Disclaimer #2: I hate 1) forming assumptions and 2) making conclusions.

But I’m going to contradict myself here a little bit because; as much as I hate that, sometimes you just can’t help it. Especially if you recognise a pattern in whatever it is that you’re looking at. So my conclusion is simply based on observation.

Also, this is a very infantile conclusion which I’m hoping, as I probe more into the topic of African Fashion History, will evolve and perhaps even change over time.

Ok. The topic.

So African Fashion History is a concept that came to my consciousness after an interaction I had with Nick Pagemat on Twitter. You’ll find out a little more about him in the podcast (I really want to get to my conclusion).

Nick Pagemat

So, through a series of tweets, Nick triggered my fascination with something I have since come to realise; is not as popular as I believe it should be. We don’t know enough about it and we definitely don’t talk more about it. Now through his “Twitter rant” (he will kill me for this), Nick touched on a very important topic. In his own words: “I long for the preservation of our African fashion identity”.

“It’s not the fashion weeks job to educate people about fashion”

I felt this so much that I invited him as a guest on For The Culture – a show I produced (more on this a little later on too. Am I getting to this conclusion or what?) – to elaborate on the topic a little bit more.

So, if we’re going to be talking about Africa’s fashion history, we would obviously need to trace it back to the ancients. And, from what I’ve picked up – I have come to the conclusion that fashion for us [African’s], was more than just clothing. It was a means of communicating. Most clothing that ancient African’s wore (with most of it translating to modern day African ‘fashion’), was just to hide certain body parts. But much of the ‘fashion’ (in this case I would say the embellishments like jewellery, accessories, etc.) was for communication purposes.

Think about the ‘Zulu Love Letter’ and how it is said that women used beads to communicate their affection to their desired partner. ‘Iqhiya’ (a head-wrap, usually black) to signify different rights of passages for Xhosa women (mourning, marriage, etc). How about the accessories that signify the different social hierarchy’s in a community, one of the most distinctive being from ‘AmaGqirha’ (so-called “witch-doctors”)? I could think of many more!

“Africa’s state of fashion is texture” – Nick Pagemat.

Many Africans know of these things whether factually or not. At some point in our lives, we have encountered them and have been taught about them. But, the difficulty in all of this lies in: how do we prove it? How do we prove it enough for it to be considered worthy to be included in formal education? Are we able to go back, far enough in history, to solicit enough evidence to form a concrete structure on this topic?

According to this interesting article by Contemporary African Art, most of what is known about African Fashion History is known through: the traditional robes handed down to tribal members; storytelling; arts and artefacts.

Nick suggested that the government should open a “black-owned established fashion institution” where African creatives should be taught of African Fashion History in Africa, by Africans.

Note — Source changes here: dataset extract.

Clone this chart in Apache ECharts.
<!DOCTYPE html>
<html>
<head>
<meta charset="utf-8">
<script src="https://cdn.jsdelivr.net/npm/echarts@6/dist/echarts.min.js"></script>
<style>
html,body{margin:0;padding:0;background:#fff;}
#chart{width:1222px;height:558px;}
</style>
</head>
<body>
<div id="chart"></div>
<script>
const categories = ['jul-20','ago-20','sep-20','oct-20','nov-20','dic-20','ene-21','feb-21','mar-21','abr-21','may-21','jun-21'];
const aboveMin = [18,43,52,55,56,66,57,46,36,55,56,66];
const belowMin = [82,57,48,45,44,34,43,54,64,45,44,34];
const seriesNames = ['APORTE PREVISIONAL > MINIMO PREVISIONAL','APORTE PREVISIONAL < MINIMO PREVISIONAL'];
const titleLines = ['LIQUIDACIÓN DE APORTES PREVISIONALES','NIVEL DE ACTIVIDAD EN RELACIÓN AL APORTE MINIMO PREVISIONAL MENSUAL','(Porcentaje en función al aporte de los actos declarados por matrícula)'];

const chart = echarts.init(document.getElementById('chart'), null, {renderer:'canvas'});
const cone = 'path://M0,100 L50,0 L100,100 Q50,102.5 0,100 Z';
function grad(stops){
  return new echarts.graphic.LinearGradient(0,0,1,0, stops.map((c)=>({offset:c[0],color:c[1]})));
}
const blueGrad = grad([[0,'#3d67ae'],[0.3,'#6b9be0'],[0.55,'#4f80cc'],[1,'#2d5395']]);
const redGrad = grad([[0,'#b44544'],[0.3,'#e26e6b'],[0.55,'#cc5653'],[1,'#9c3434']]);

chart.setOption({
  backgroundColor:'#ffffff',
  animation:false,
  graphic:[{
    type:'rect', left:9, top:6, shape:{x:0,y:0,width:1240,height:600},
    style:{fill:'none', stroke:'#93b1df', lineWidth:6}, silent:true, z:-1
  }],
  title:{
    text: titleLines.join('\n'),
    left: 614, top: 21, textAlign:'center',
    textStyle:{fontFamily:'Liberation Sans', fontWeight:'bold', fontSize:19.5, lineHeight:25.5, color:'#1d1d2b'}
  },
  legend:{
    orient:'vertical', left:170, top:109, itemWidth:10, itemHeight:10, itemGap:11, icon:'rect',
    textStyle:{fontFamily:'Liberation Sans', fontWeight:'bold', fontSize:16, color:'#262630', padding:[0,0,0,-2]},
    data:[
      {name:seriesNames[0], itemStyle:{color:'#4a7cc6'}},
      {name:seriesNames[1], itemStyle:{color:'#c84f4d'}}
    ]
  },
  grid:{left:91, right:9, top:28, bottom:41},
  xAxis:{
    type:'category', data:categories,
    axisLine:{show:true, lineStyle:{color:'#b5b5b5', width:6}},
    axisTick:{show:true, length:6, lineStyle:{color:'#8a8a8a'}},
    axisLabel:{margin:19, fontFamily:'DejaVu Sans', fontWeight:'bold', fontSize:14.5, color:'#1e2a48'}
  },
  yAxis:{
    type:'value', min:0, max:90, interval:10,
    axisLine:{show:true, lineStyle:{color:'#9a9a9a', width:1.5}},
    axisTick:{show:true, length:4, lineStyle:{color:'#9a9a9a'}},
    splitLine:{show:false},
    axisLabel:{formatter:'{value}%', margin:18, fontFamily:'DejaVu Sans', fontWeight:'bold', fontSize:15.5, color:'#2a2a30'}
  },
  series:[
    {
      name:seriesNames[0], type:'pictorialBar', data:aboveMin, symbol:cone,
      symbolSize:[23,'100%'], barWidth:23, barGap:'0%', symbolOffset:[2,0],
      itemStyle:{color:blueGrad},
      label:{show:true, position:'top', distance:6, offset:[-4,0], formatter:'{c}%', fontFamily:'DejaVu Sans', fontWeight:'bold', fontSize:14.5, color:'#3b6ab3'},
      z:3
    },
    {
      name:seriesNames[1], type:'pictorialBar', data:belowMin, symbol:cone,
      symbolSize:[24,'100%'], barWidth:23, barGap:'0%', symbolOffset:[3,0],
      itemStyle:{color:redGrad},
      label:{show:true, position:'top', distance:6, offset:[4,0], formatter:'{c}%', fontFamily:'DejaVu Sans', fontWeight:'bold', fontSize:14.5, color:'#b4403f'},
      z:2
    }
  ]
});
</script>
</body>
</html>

But how viable is this?

Nick Pagemat

Without revealing too much, check out the podcast and share your thoughts on the matter. Leave your comments below and let’s push the conversation even further!

“African creatives need to be taught of African Fashion History in Africa, by Africans.” – Nick Pagemat.

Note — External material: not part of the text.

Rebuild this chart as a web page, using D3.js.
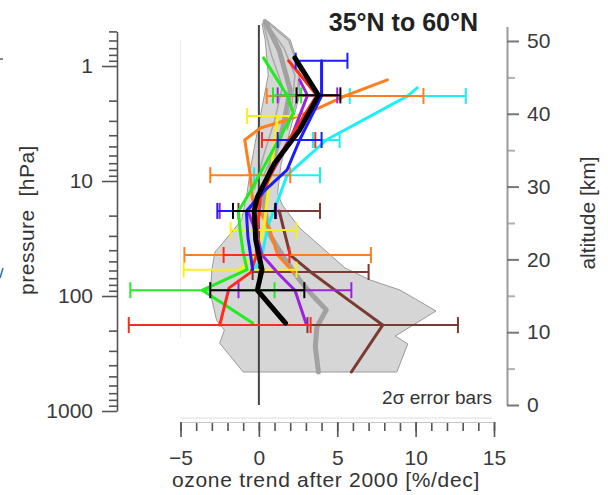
<!DOCTYPE html>
<html>
<head>
<meta charset="utf-8">
<script src="https://cdn.jsdelivr.net/npm/d3@7"></script>
<style>
  body { margin: 0; background: #fff; }
  text { font-family: "Liberation Sans", Arial, sans-serif; fill: #333; }
</style>
</head>
<body>
<div id="chart"></div>
<script>
// profiles: [pressure hPa, trend %/dec]
const black = [[0.85, 2.3], [1.8, 3.8], [3.6, 2.6], [7.0, 1.0], [13.8, -0.1], [18.2, -0.3], [32.6, -0.2], [59, 0.2], [89, -0.1], [172, 1.7]];
const green = [[0.85, 0.3], [1.8, 1.8], [2.56, 2.2], [12.7, -0.6], [18.2, -1.3], [26.7, -1.2], [42, -1.0], [59, -0.75], [89, -3.6], [172, -0.4]];
const purple = [[1.32, 2.6], [1.8, 3.1], [4.4, 2.0], [12, 0.2], [18.2, -0.7], [30, -0.1], [44, 0.2], [65, 1.3], [89, 2.3], [172, 3.0]];
const blue = [[0.9, 4.0], [1.82, 4.0], [4.4, 2.6], [8.0, 1.8], [12.0, 0.4], [18.2, -0.8], [30.7, -0.7], [42, -0.55], [59, -0.4]];
const red = [[0.9, 1.9], [1.8, 3.7], [4.4, 1.9], [8.0, 0.9], [14, 0.1], [27, -0.1], [44, -0.15], [62, -0.5], [85, -1.9], [179, -2.5]];
const orange = [[1.32, 8.2], [1.82, 5.5], [2.32, 3.8], [2.95, 1.8], [3.46, 0.1], [4.4, -0.9], [8.9, -0.55], [14.6, -0.4], [19.8, 0.2], [26.7, 0.7], [44, 1.2], [62, 2.2]];
const cyan = [[1.55, 10.1], [1.82, 9.5], [4.4, 4.3], [8.9, 1.8], [15.5, 1.15], [24, 0.6], [44, 0.2], [59, -0.25]];
const yellow = [[2.72, 1.2], [8, 0.8], [13.8, 0.55], [26.7, 0.3], [42, -0.1], [59, -1.2]];
const brown = [[18.2, 1.3], [26.7, 1.6], [44, 2.0], [61.8, 3.3], [108, 5.7], [179, 7.9], [458, 5.9]];

// 2 sigma error bars: [pressure, trend, half width]
const blackErr = [[1.8, 3.8, 1.4], [18.2, -0.3, 1.35], [89, -0.1, 3.0]];
const greenErr = [[1.8, 1.8, 0.9], [89, -3.6, 4.6]];
const purpleErr = [[1.8, 3.1, 1.9], [18.2, -0.7, 1.8], [89, 2.3, 3.6]];
const blueErr = [[0.9, 4.0, 1.65], [4.4, 2.6, 1.4], [18.2, -0.8, 1.85]];
const redErr = [[4.4, 1.9, 1.7], [44, -0.15, 2.1], [179, -2.5, 5.8]];
const orangeErr = [[1.82, 5.5, 5.0], [8.9, -0.55, 2.55], [44, 1.2, 5.95]];
const cyanErr = [[1.82, 9.5, 3.7], [4.4, 4.3, 0.85], [8.9, 1.8, 2.1]];
const yellowErr = [[2.72, 1.2, 1.95], [26.7, 0.3, 2.1], [59, -1.2, 3.6]];
const brownErr = [[18.2, 1.3, 2.6], [61.8, 3.3, 3.7], [179, 7.9, 4.8]];

// model envelope (grey) and model lines
const envRight = [[0.41, 0.6], [0.59, 2.0], [1.08, 2.6], [1.79, 2.6], [3.6, 2.0], [7.3, 1.4], [12.7, 1.2], [16.2, 1.5], [25.6, 2.6], [39.8, 4.2], [57.1, 5.5], [72.6, 7.1], [88.7, 9.0], [135, 11.3], [223, 8.7], [261, 9.5], [458, 8.8]];
const envLeft = [[0.43, 0.2], [0.59, 0.4], [1.2, 0.6], [4.4, -0.2], [7.3, -0.5], [12.7, -0.75], [21.8, -1.1], [34.6, -2.3], [41.4, -2.8], [59.4, -3.0], [94, -3.1], [162, -2.7], [198, -2.2], [257, -2.5], [458, -1.0]];
const grayMean = [[0.41, 0.4], [0.73, 1.3], [1.62, 2.0], [3.6, 1.5], [8, 0.7], [16.2, 0.3], [29.5, 0.7], [48.6, 1.7], [72.6, 2.6], [98, 3.4], [132, 4.3], [186, 3.7], [277, 3.6], [458, 3.8]];
const grayLineA = [[0.41, 0.4], [0.7, 1.6], [1.2, 2.3], [2.2, 2.1], [4.4, 1.3], [9, 0.3]];
const grayLineB = [[0.43, 0.3], [0.8, 0.8], [1.5, 1.5], [3, 1.0], [6, 0.3], [12, -0.3]];
const grayLineC = [[0.41, 0.5], [0.6, 1.9], [1.1, 2.6], [2, 2.4], [3.6, 1.8]];

const pressureTicks = [1, 10, 100, 1000];
const pressureMinor = [0.5, 0.6, 0.7, 0.8, 0.9, 2, 3, 4, 5, 6, 7, 8, 9, 20, 30, 40, 50, 60, 70, 80, 90, 200, 300, 400, 500, 600, 700, 800, 900];
const altTicks = [0, 10, 20, 30, 40, 50];
const altMinor = [5, 15, 25, 35, 45];
const trendTicks = [-5, 0, 5, 10, 15];
const trendMinor = d3.range(-5, 16);

const WIDTH = 608, HEIGHT = 495;

let svg = d3.select("#chart")
    .append("svg")
    .attr("width", WIDTH)
    .attr("height", HEIGHT);

let x = d3.scaleLinear().domain([-5, 15]).range([180.5, 494]);
let yP = d3.scaleLog().domain([0.5, 1000]).range([31.4, 411]);
let yAlt = d3.scaleLinear().domain([0, 52]).range([405, 26.4]);

let line = d3.line()
    .x(d => x(d[1]))
    .y(d => yP(d[0]));

// faint frame bits
svg.append("line")
    .attr("x1", x(-5)).attr("x2", x(-5))
    .attr("y1", 40).attr("y2", 338)
    .style("stroke", "#ececec");
svg.append("line")
    .attr("x1", x(-5)).attr("x2", x(14.9))
    .attr("y1", 418).attr("y2", 418)
    .style("stroke", "#dcdcdc");

// stray marks at left edge
svg.append("line").attr("x1", 0).attr("x2", 3).attr("y1", 59).attr("y2", 59)
    .style("stroke", "#333").style("stroke-width", 1.2);
svg.append("line").attr("x1", 3).attr("x2", 0).attr("y1", 268).attr("y2", 278)
    .style("stroke", "#2a6ebb").style("stroke-width", 1.5);

// grey envelope
svg.append("path")
    .attr("d", line(envRight.concat(envLeft.slice().reverse())) + "Z")
    .style("fill", "#d6d6d6")
    .style("stroke", "#9a9a9a")
    .style("stroke-width", 1);

[grayLineA, grayLineB, grayLineC].forEach(function (g) {
    svg.append("path")
        .attr("d", line(g))
        .style("fill", "none")
        .style("stroke", "#a8a8a8")
        .style("stroke-width", 1.5);
});

svg.append("path")
    .attr("d", line(grayMean))
    .style("fill", "none")
    .style("stroke", "#a2a2a2")
    .style("stroke-width", 5)
    .style("stroke-linejoin", "round")
    .style("stroke-linecap", "round");

// zero line
svg.append("line")
    .attr("x1", x(0)).attr("x2", x(0))
    .attr("y1", 25).attr("y2", 405)
    .style("stroke", "#444")
    .style("stroke-width", 2);

let seriesList = [
    {data: brown, err: brownErr, color: "#7b3a32", w: 3},
    {data: cyan, err: cyanErr, color: "#1cf0f4", w: 3},
    {data: orange, err: orangeErr, color: "#ff7f1e", w: 3},
    {data: yellow, err: yellowErr, color: "#f8f01c", w: 3},
    {data: purple, err: purpleErr, color: "#9c22e0", w: 3},
    {data: green, err: greenErr, color: "#20ec20", w: 3},
    {data: red, err: redErr, color: "#ff2b1c", w: 3},
    {data: blue, err: blueErr, color: "#1c1cff", w: 3},
    {data: black, err: blackErr, color: "#000", w: 5}
];

seriesList.forEach(function (s) {
    let g = svg.append("g");
    g.append("path")
        .attr("d", line(s.data))
        .style("fill", "none")
        .style("stroke", s.color)
        .style("stroke-width", s.w)
        .style("stroke-linejoin", "round")
        .style("stroke-linecap", "round");

    let bars = g.selectAll(".bar").data(s.err).enter().append("g").attr("class", "bar");
    bars.append("line")
        .attr("x1", d => x(d[1] - d[2]))
        .attr("x2", d => x(d[1] + d[2]))
        .attr("y1", d => yP(d[0]))
        .attr("y2", d => yP(d[0]));
    bars.append("line")
        .attr("x1", d => x(d[1] - d[2]))
        .attr("x2", d => x(d[1] - d[2]))
        .attr("y1", d => yP(d[0]) - 8)
        .attr("y2", d => yP(d[0]) + 8);
    bars.append("line")
        .attr("x1", d => x(d[1] + d[2]))
        .attr("x2", d => x(d[1] + d[2]))
        .attr("y1", d => yP(d[0]) - 8)
        .attr("y2", d => yP(d[0]) + 8);
    bars.selectAll("line")
        .style("stroke", s.color)
        .style("stroke-width", 2);
});

// left pressure axis
let leftMinor = svg.append("g")
    .attr("transform", "translate(117,0)")
    .call(d3.axisLeft(yP).tickValues(pressureMinor).tickFormat("").tickSize(8));
leftMinor.select(".domain").remove();
let leftAxis = svg.append("g")
    .attr("transform", "translate(117,0)")
    .call(d3.axisLeft(yP).tickValues(pressureTicks).tickFormat(d3.format("d")).tickSize(15).tickSizeOuter(0).tickPadding(9));

// right altitude axis
let rightMinor = svg.append("g")
    .attr("transform", "translate(507,0)")
    .call(d3.axisRight(yAlt).tickValues(altMinor).tickFormat("").tickSize(8));
rightMinor.select(".domain").remove();
rightMinor.selectAll(".tick line").style("stroke", "#b0b0b0").style("stroke-width", 2);
let rightAxis = svg.append("g")
    .attr("transform", "translate(507,0)")
    .call(d3.axisRight(yAlt).tickValues(altTicks).tickSize(12).tickSizeOuter(0).tickPadding(8));
rightAxis.select(".domain").style("stroke", "#9a9a9a").style("stroke-width", 2);
rightAxis.selectAll(".tick line").style("stroke", "#777").style("stroke-width", 2);

// bottom trend axis
let bottomMinor = svg.append("g")
    .attr("transform", "translate(0,422)")
    .call(d3.axisBottom(x).tickValues(trendMinor).tickFormat("").tickSize(9));
bottomMinor.select(".domain").remove();
let bottomAxis = svg.append("g")
    .attr("transform", "translate(0,422)")
    .call(d3.axisBottom(x).tickValues(trendTicks).tickSize(15).tickSizeOuter(0).tickPadding(13));
bottomAxis.select(".domain").style("stroke", "#c4c4c4");

[leftMinor, leftAxis, bottomMinor, bottomAxis].forEach(function (a) {
    a.selectAll(".tick line").style("stroke", "#555").style("stroke-width", 1.6);
});
leftAxis.select(".domain").style("stroke", "#555").style("stroke-width", 1.6);

svg.selectAll(".tick text")
    .style("font-size", "21px")
    .style("font-family", "'Liberation Sans', Arial, sans-serif")
    .style("fill", "#3a3a3a");

// titles and labels
svg.append("text")
    .attr("x", 478).attr("y", 31)
    .style("text-anchor", "end")
    .style("font-size", "25px")
    .style("font-weight", "bold")
    .style("fill", "#222")
    .text("35°N to 60°N");

svg.append("text")
    .attr("x", 492).attr("y", 404)
    .style("text-anchor", "end")
    .style("font-size", "19px")
    .text("2σ error bars");

svg.append("text")
    .attr("x", 326).attr("y", 487)
    .style("text-anchor", "middle")
    .style("font-size", "21px")
    .style("letter-spacing", "0.7px")
    .text("ozone trend after 2000 [%/dec]");

svg.append("text")
    .attr("transform", "translate(34,220) rotate(-90)")
    .style("text-anchor", "middle")
    .style("font-size", "21px")
    .style("letter-spacing", "0.5px")
    .style("white-space", "pre")
    .text("pressure  [hPa]");

svg.append("text")
    .attr("transform", "translate(595,213) rotate(-90)")
    .style("text-anchor", "middle")
    .style("font-size", "21px")
    .text("altitude [km]");
</script>
</body>
</html>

Or listen to the podcast from here

About the podcast

For The Culture is (or rather was) a radio show created by Lilanga as part of her Radio Production Skills Training through Radio Active Productions Publishing and was initially aired on The Wireless.

It started as part of her assessments, but due to the potential influence it could have on “the culture”, it is now in the works of being recreated as a podcast.

Episode 1 is one of six episodes that will be posted throughout the next 6 weeks, starting today, discussing topics ranging from; fashion, music, photography, etc., which are all different fields within the South African creative industry as a whole. Although the shows aired last year, the topics are still relevant today.

For The Culture is a social commentary space for issues that affect the South African creative culture. It is a space that values conversation. Everything that we do, everything that we say, is all because we want our creative industry to thrive.